Earlier this week, rapper Jay-Z acquired the Armand de Brignac champagne brand for an undisclosed amount from Sovereign Brands. The champagne, made in the town of Chigny-les-Roses, comes in a gold bottle embossed with a logo from a deck of cards (hence its nickname of Ace of Spades) and sells for about $300 each.
But for much of the recent history of rap Armand de Brignac was not a champagne that anyone cared to boast they were drinking—if anyone had heard of it. It was all about brands like Moët et Chandon and, especially, Cristal.
Jay-Z recounts in his memoir, Decoded, how he would be drinking Cristal in clubs in 1994, when few of his contemporaries had heard of it. “It told people that we were elevating our game, not by throwing on a bigger chain, but by showing more refined, and even slightly obscure, taste,” he says. “We didn’t have a record deal yet, but back then we’d show up at clubs in Lexuses and buy bottles of Cristal, while most people in the clubs were buying Moët.

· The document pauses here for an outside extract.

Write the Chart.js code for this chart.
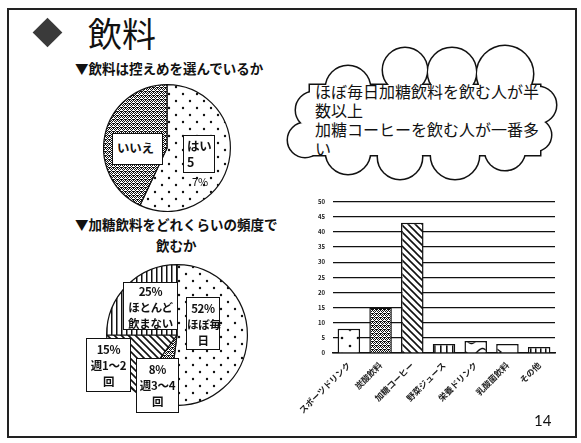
<!DOCTYPE html>
<html>
<head>
<meta charset="utf-8">
<script src="https://cdn.jsdelivr.net/npm/chart.js@4"></script>
<style>
  body { margin:0; background:#fff; }
  #slide { position:relative; width:581px; height:443px; overflow:hidden; background:#fff;
           font-family:"Noto Sans CJK JP", sans-serif; color:#111; }
  .abs { position:absolute; white-space:nowrap; }
  .box { position:absolute; background:#fff; border:1.3px solid #111; box-sizing:border-box; white-space:nowrap;
         font-weight:bold; font-size:11.5px; line-height:16px; text-align:center; letter-spacing:-0.3px; }
  canvas { position:absolute; }
</style>
</head>
<body>
<div id="slide">
  <div class="abs" style="left:7px;top:8px;width:570px;height:430px;border:2px solid #222;box-sizing:border-box;"></div>
  <div class="abs" style="left:37px;top:22px;width:21px;height:21px;background:#3a3a3a;transform:rotate(45deg);"></div>
  <div class="abs" style="left:88px;top:11px;font-size:34px;line-height:44px;">飲料</div>
  <div class="abs" style="left:75px;top:58px;font-size:13.5px;font-weight:bold;line-height:20px;">▼飲料は控えめを選んでいるか</div>
  <div class="abs" style="left:75px;top:214px;font-size:13.5px;font-weight:bold;line-height:20px;">▼加糖飲料をどれくらいの頻度で</div>
  <div class="abs" style="left:156px;top:235px;font-size:13.5px;font-weight:bold;line-height:20px;">飲むか</div>

  <svg class="abs" style="left:0;top:0" width="581" height="443">
    <g id="cloud-out" fill="#fff" stroke="#111" stroke-width="3"></g>
    <g id="cloud-in" fill="#fff"></g>
  </svg>
  <div class="abs" style="left:315px;top:82px;font-size:16px;line-height:19px;">ほぼ毎日加糖飲料を飲む人が半<br>数以上<br>加糖コーヒーを飲む人が一番多<br>い</div>

  <canvas id="pie1" width="128" height="128" style="left:103px;top:84px"></canvas>
  <canvas id="pie2" width="142" height="142" style="left:106px;top:264px"></canvas>
  <canvas id="bars" width="276" height="245" style="left:290px;top:190px"></canvas>

  <div class="box" style="left:112px;top:133px;width:51px;height:32px;line-height:28px;text-align:left;padding-left:4px;font-size:12.5px;">いいえ</div>
  <div class="box" style="left:183px;top:135px;width:32px;height:38px;text-align:left;padding-left:3px;padding-top:2px;font-size:12.5px;">はい<br>5</div>
  <div class="abs" style="left:192px;top:174px;font-size:11px;line-height:14px;">7%</div>

  <div class="box" style="left:123px;top:282px;width:55px;height:48px;">25%<br>ほとんど<br>飲まない</div>
  <div class="box" style="left:186px;top:297px;width:34px;height:53px;padding-top:2px;">52%<br>ほぼ毎<br>日</div>
  <div class="box" style="left:86px;top:338px;width:45px;height:54px;padding-top:2px;">15%<br>週1～2<br>回</div>
  <div class="box" style="left:136px;top:358px;width:43px;height:55px;padding-top:2px;">8%<br>週3～4<br>回</div>

  <div class="abs" style="left:534px;top:410px;font-family:Lato, sans-serif;font-size:15px;line-height:20px;">14</div>
</div>

<script>
// data
const q1Labels = ['はい', 'いいえ'];
const q1Values = [57, 43];

const q2Labels = ['ほぼ毎日', '週3～4回', '週1～2回', 'ほとんど飲まない'];
const q2Values = [52, 8, 15, 25];

const drinks = ['スポーツドリンク', '炭酸飲料', '加糖コーヒー', '野菜ジュース', '栄養ドリンク', '乳酸菌飲料', 'その他'];
const drinkCounts = [8, 15, 43, 3, 4, 3, 2];
const yTicks = [0, 50, 5];

// cloud bubble
const bumps = [[314,110,18],[305,140,17],[348,88,22],[405,70,22],[452,72,24],[505,74,28],
               [538,105,18],[535,135,16],[505,150,20],[455,155,24],[400,157,22],[348,152,22]];
const ns = 'http://www.w3.org/2000/svg';
['cloud-out','cloud-in'].forEach(function(id){
  const g = document.getElementById(id);
  bumps.forEach(function(b){
    const c = document.createElementNS(ns, 'circle');
    c.setAttribute('cx', b[0]); c.setAttribute('cy', b[1]); c.setAttribute('r', b[2]);
    g.appendChild(c);
  });
  const r = document.createElementNS(ns, 'rect');
  r.setAttribute('x', 310); r.setAttribute('y', 85); r.setAttribute('width', 230); r.setAttribute('height', 70);
  g.appendChild(r);
});

// hatch fills
const helper = document.createElement('canvas').getContext('2d');
function makePattern(w, h, draw){
  const c = document.createElement('canvas');
  c.width = w; c.height = h;
  const x = c.getContext('2d');
  x.fillStyle = '#fff'; x.fillRect(0, 0, w, h);
  x.fillStyle = '#111'; x.strokeStyle = '#111';
  draw(x, w, h);
  return helper.createPattern(c, 'repeat');
}
const dots = makePattern(14, 14, function(x){
  x.beginPath(); x.arc(3, 3, 1.2, 0, 7); x.fill();
  x.beginPath(); x.arc(10, 10, 1.2, 0, 7); x.fill();
});
const sparseDots = makePattern(16, 16, function(x){
  x.beginPath(); x.arc(4, 4, 1.3, 0, 7); x.fill();
  x.beginPath(); x.arc(12, 12, 1.3, 0, 7); x.fill();
});
const cross = makePattern(4, 4, function(x){
  x.fillRect(0, 0, 1, 1); x.fillRect(2, 0, 1, 1); x.fillRect(1, 1, 1, 1);
  x.fillRect(3, 1, 1, 1); x.fillRect(0, 2, 1, 1); x.fillRect(1, 3, 2, 1);
  x.fillRect(3, 3, 1, 1);
});
const diag = makePattern(7, 7, function(x){
  x.lineWidth = 1.6;
  x.beginPath(); x.moveTo(-1, -1); x.lineTo(8, 8);
  x.moveTo(-1, 6); x.lineTo(1, 8); x.moveTo(6, -1); x.lineTo(8, 1); x.stroke();
});
const vert = makePattern(5, 5, function(x){ x.fillRect(0, 0, 1.5, 5); });
const vertWide = makePattern(6, 6, function(x){ x.fillRect(0, 0, 1.6, 6); });
const wave = makePattern(22, 12, function(x){
  x.lineWidth = 1.4; x.beginPath();
  for (let i = 0; i <= 22; i++) { const yy = 6 + 3.5 * Math.sin(i / 22 * Math.PI * 2); i ? x.lineTo(i, yy) : x.moveTo(i, yy); }
  x.stroke();
});
const chevron = makePattern(22, 12, function(x){
  x.lineWidth = 1.3; x.beginPath(); x.moveTo(9, 3); x.lineTo(13, 6); x.lineTo(9, 9); x.stroke();
});
const bricks = makePattern(5, 8, function(x){ x.fillRect(0, 0, 1.5, 8); });

Chart.defaults.font.family = '"Noto Sans CJK JP", sans-serif';
Chart.defaults.color = '#222';
Chart.defaults.animation = false;
Chart.defaults.plugins.legend.display = false;
Chart.defaults.plugins.tooltip.enabled = false;

new Chart(document.getElementById('pie1'), {
  type: 'pie',
  data: { labels: q1Labels, datasets: [{ data: q1Values, backgroundColor: [dots, cross], borderColor: '#111', borderWidth: 1.2 }] },
  options: { responsive: false, devicePixelRatio: 1 }
});

new Chart(document.getElementById('pie2'), {
  type: 'pie',
  data: { labels: q2Labels, datasets: [{ data: q2Values, backgroundColor: [dots, cross, diag, vert], borderColor: '#111', borderWidth: 1.2 }] },
  options: { responsive: false, devicePixelRatio: 1 }
});

new Chart(document.getElementById('bars'), {
  type: 'bar',
  data: {
    labels: drinks,
    datasets: [{
      data: drinkCounts,
      backgroundColor: [sparseDots, cross, diag, vertWide, wave, chevron, bricks],
      borderColor: '#111',
      borderWidth: 1.5,
      categoryPercentage: 1,
      barPercentage: 0.71
    }]
  },
  options: {
    responsive: false,
    devicePixelRatio: 1,
    layout: { padding: { top: 9, right: 11, left: 0, bottom: 0 } },
    scales: {
      x: {
        grid: { display: false, drawOnChartArea: false, drawTicks: false },
        border: { display: true, color: '#111', width: 1.5 },
        ticks: { autoSkip: false, maxRotation: 45, minRotation: 45, padding: 7, font: { size: 8.5, weight: 'bold' } },
        afterFit: function(s){ s.height = 82; }
      },
      y: {
        min: yTicks[0], max: yTicks[1],
        grid: { color: '#111', lineWidth: 1.2, drawTicks: false },
        border: { display: false },
        ticks: { stepSize: yTicks[2], padding: 8, font: { size: 6, weight: 'bold' } },
        afterFit: function(s){ s.width = 43; }
      }
    }
  }
});
</script>
</body>
</html>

It was symbolic of our whole game—it was the next shit.”
And at the start of another song, he even teaches listeners how to pronounce Cristal properly (the French way) if you’re feeling “grown and sexy.”
What happened? In 2006, The Economist interviewed Frederic Rouzaud, the managing director of the company that makes Cristal, on how its owners felt about seeing rappers drink the champagne in their videos. “That’s a good question, but what can we do?” he replied. “We can’t forbid people from buying it. I’m sure Dom Pérignon or Krug would be delighted to have their business.”